AIM -
Copy everything in the listing below word for word, apart from any images.

Rows from a dataset of charts and code -

.....

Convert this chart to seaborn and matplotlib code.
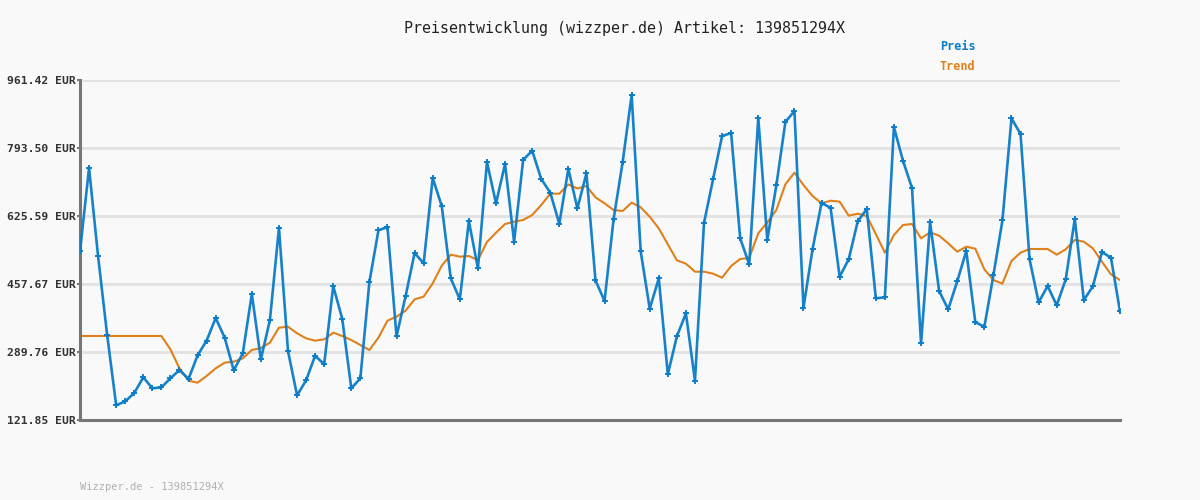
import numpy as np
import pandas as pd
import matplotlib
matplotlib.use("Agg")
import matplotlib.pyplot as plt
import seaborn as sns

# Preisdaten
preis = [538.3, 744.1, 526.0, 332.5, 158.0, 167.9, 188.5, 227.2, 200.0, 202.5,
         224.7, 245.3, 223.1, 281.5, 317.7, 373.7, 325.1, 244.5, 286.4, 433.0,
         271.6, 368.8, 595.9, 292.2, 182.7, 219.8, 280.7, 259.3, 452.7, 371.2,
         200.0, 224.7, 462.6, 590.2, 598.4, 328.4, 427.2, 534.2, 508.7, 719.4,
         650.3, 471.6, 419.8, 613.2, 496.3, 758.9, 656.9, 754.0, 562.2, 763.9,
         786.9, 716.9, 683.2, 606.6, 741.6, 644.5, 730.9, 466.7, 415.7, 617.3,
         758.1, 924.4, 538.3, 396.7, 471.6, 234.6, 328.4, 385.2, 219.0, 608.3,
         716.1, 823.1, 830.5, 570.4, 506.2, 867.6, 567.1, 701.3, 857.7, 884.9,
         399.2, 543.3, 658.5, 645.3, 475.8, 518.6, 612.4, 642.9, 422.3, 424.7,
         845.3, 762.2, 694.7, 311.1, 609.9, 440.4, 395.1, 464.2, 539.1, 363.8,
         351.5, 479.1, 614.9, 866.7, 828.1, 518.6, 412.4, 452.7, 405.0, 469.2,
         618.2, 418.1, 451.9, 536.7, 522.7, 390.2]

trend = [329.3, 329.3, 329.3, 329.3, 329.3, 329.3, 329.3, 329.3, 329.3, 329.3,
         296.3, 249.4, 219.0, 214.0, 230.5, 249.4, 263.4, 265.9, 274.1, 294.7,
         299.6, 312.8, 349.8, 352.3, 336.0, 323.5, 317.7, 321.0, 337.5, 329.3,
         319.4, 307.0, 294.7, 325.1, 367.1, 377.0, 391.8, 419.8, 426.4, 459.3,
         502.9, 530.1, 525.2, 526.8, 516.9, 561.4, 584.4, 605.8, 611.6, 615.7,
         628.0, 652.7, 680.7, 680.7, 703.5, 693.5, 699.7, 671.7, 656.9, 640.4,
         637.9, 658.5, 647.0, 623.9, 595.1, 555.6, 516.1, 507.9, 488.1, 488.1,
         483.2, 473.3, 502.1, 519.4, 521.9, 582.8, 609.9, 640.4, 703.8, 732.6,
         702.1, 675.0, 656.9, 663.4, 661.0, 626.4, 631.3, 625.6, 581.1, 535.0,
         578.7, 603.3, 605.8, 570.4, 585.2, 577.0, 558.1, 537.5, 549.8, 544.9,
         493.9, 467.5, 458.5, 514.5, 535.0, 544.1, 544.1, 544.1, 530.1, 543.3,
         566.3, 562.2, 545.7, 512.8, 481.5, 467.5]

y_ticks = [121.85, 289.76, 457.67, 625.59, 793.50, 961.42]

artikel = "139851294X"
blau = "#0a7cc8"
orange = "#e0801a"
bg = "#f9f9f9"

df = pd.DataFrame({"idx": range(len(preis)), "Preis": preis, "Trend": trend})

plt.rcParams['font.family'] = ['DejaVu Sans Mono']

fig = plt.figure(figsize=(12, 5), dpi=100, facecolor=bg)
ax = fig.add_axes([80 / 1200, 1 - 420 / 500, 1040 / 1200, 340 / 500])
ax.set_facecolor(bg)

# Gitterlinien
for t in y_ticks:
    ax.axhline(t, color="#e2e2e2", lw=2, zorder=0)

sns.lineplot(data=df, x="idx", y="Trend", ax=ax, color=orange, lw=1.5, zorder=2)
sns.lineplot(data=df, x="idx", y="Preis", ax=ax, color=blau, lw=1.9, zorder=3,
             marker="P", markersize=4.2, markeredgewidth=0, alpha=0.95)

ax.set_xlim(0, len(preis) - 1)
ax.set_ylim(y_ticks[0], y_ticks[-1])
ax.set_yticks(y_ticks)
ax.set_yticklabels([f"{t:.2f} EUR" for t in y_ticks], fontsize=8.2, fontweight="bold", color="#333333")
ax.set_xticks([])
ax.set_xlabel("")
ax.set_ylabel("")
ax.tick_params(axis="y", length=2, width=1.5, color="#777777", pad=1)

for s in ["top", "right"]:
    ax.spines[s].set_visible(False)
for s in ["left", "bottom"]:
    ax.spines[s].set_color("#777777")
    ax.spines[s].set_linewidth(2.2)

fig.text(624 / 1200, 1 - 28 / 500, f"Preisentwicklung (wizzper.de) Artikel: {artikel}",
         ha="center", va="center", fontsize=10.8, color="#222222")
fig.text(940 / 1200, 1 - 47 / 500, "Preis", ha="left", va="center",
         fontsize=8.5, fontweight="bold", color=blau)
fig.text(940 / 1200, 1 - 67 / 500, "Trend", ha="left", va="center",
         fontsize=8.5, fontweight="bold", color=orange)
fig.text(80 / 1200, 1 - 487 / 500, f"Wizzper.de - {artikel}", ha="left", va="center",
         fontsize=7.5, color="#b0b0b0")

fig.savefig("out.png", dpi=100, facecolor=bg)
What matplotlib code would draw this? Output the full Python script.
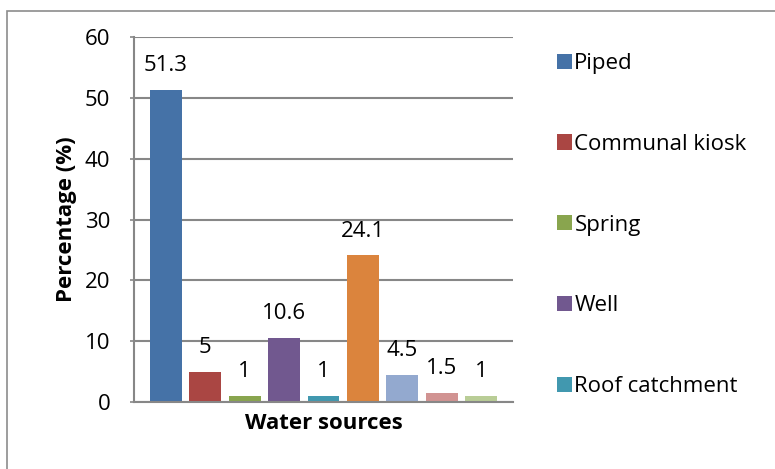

.....

REPLY -
Convert this chart to seaborn and matplotlib code.
import numpy as np
import pandas as pd
import matplotlib
matplotlib.use("Agg")
import matplotlib.pyplot as plt
import seaborn as sns

# Preisdaten
preis = [538.3, 744.1, 526.0, 332.5, 158.0, 167.9, 188.5, 227.2, 200.0, 202.5,
         224.7, 245.3, 223.1, 281.5, 317.7, 373.7, 325.1, 244.5, 286.4, 433.0,
         271.6, 368.8, 595.9, 292.2, 182.7, 219.8, 280.7, 259.3, 452.7, 371.2,
         200.0, 224.7, 462.6, 590.2, 598.4, 328.4, 427.2, 534.2, 508.7, 719.4,
         650.3, 471.6, 419.8, 613.2, 496.3, 758.9, 656.9, 754.0, 562.2, 763.9,
         786.9, 716.9, 683.2, 606.6, 741.6, 644.5, 730.9, 466.7, 415.7, 617.3,
         758.1, 924.4, 538.3, 396.7, 471.6, 234.6, 328.4, 385.2, 219.0, 608.3,
         716.1, 823.1, 830.5, 570.4, 506.2, 867.6, 567.1, 701.3, 857.7, 884.9,
         399.2, 543.3, 658.5, 645.3, 475.8, 518.6, 612.4, 642.9, 422.3, 424.7,
         845.3, 762.2, 694.7, 311.1, 609.9, 440.4, 395.1, 464.2, 539.1, 363.8,
         351.5, 479.1, 614.9, 866.7, 828.1, 518.6, 412.4, 452.7, 405.0, 469.2,
         618.2, 418.1, 451.9, 536.7, 522.7, 390.2]

trend = [329.3, 329.3, 329.3, 329.3, 329.3, 329.3, 329.3, 329.3, 329.3, 329.3,
         296.3, 249.4, 219.0, 214.0, 230.5, 249.4, 263.4, 265.9, 274.1, 294.7,
         299.6, 312.8, 349.8, 352.3, 336.0, 323.5, 317.7, 321.0, 337.5, 329.3,
         319.4, 307.0, 294.7, 325.1, 367.1, 377.0, 391.8, 419.8, 426.4, 459.3,
         502.9, 530.1, 525.2, 526.8, 516.9, 561.4, 584.4, 605.8, 611.6, 615.7,
         628.0, 652.7, 680.7, 680.7, 703.5, 693.5, 699.7, 671.7, 656.9, 640.4,
         637.9, 658.5, 647.0, 623.9, 595.1, 555.6, 516.1, 507.9, 488.1, 488.1,
         483.2, 473.3, 502.1, 519.4, 521.9, 582.8, 609.9, 640.4, 703.8, 732.6,
         702.1, 675.0, 656.9, 663.4, 661.0, 626.4, 631.3, 625.6, 581.1, 535.0,
         578.7, 603.3, 605.8, 570.4, 585.2, 577.0, 558.1, 537.5, 549.8, 544.9,
         493.9, 467.5, 458.5, 514.5, 535.0, 544.1, 544.1, 544.1, 530.1, 543.3,
         566.3, 562.2, 545.7, 512.8, 481.5, 467.5]

y_ticks = [121.85, 289.76, 457.67, 625.59, 793.50, 961.42]

artikel = "139851294X"
blau = "#0a7cc8"
orange = "#e0801a"
bg = "#f9f9f9"

df = pd.DataFrame({"idx": range(len(preis)), "Preis": preis, "Trend": trend})

plt.rcParams['font.family'] = ['DejaVu Sans Mono']

fig = plt.figure(figsize=(12, 5), dpi=100, facecolor=bg)
ax = fig.add_axes([80 / 1200, 1 - 420 / 500, 1040 / 1200, 340 / 500])
ax.set_facecolor(bg)

# Gitterlinien
for t in y_ticks:
    ax.axhline(t, color="#e2e2e2", lw=2, zorder=0)

sns.lineplot(data=df, x="idx", y="Trend", ax=ax, color=orange, lw=1.5, zorder=2)
sns.lineplot(data=df, x="idx", y="Preis", ax=ax, color=blau, lw=1.9, zorder=3,
             marker="P", markersize=4.2, markeredgewidth=0, alpha=0.95)

ax.set_xlim(0, len(preis) - 1)
ax.set_ylim(y_ticks[0], y_ticks[-1])
ax.set_yticks(y_ticks)
ax.set_yticklabels([f"{t:.2f} EUR" for t in y_ticks], fontsize=8.2, fontweight="bold", color="#333333")
ax.set_xticks([])
ax.set_xlabel("")
ax.set_ylabel("")
ax.tick_params(axis="y", length=2, width=1.5, color="#777777", pad=1)

for s in ["top", "right"]:
    ax.spines[s].set_visible(False)
for s in ["left", "bottom"]:
    ax.spines[s].set_color("#777777")
    ax.spines[s].set_linewidth(2.2)

fig.text(624 / 1200, 1 - 28 / 500, f"Preisentwicklung (wizzper.de) Artikel: {artikel}",
         ha="center", va="center", fontsize=10.8, color="#222222")
fig.text(940 / 1200, 1 - 47 / 500, "Preis", ha="left", va="center",
         fontsize=8.5, fontweight="bold", color=blau)
fig.text(940 / 1200, 1 - 67 / 500, "Trend", ha="left", va="center",
         fontsize=8.5, fontweight="bold", color=orange)
fig.text(80 / 1200, 1 - 487 / 500, f"Wizzper.de - {artikel}", ha="left", va="center",
         fontsize=7.5, color="#b0b0b0")

fig.savefig("out.png", dpi=100, facecolor=bg)
What matplotlib code would draw this? Output the full Python script.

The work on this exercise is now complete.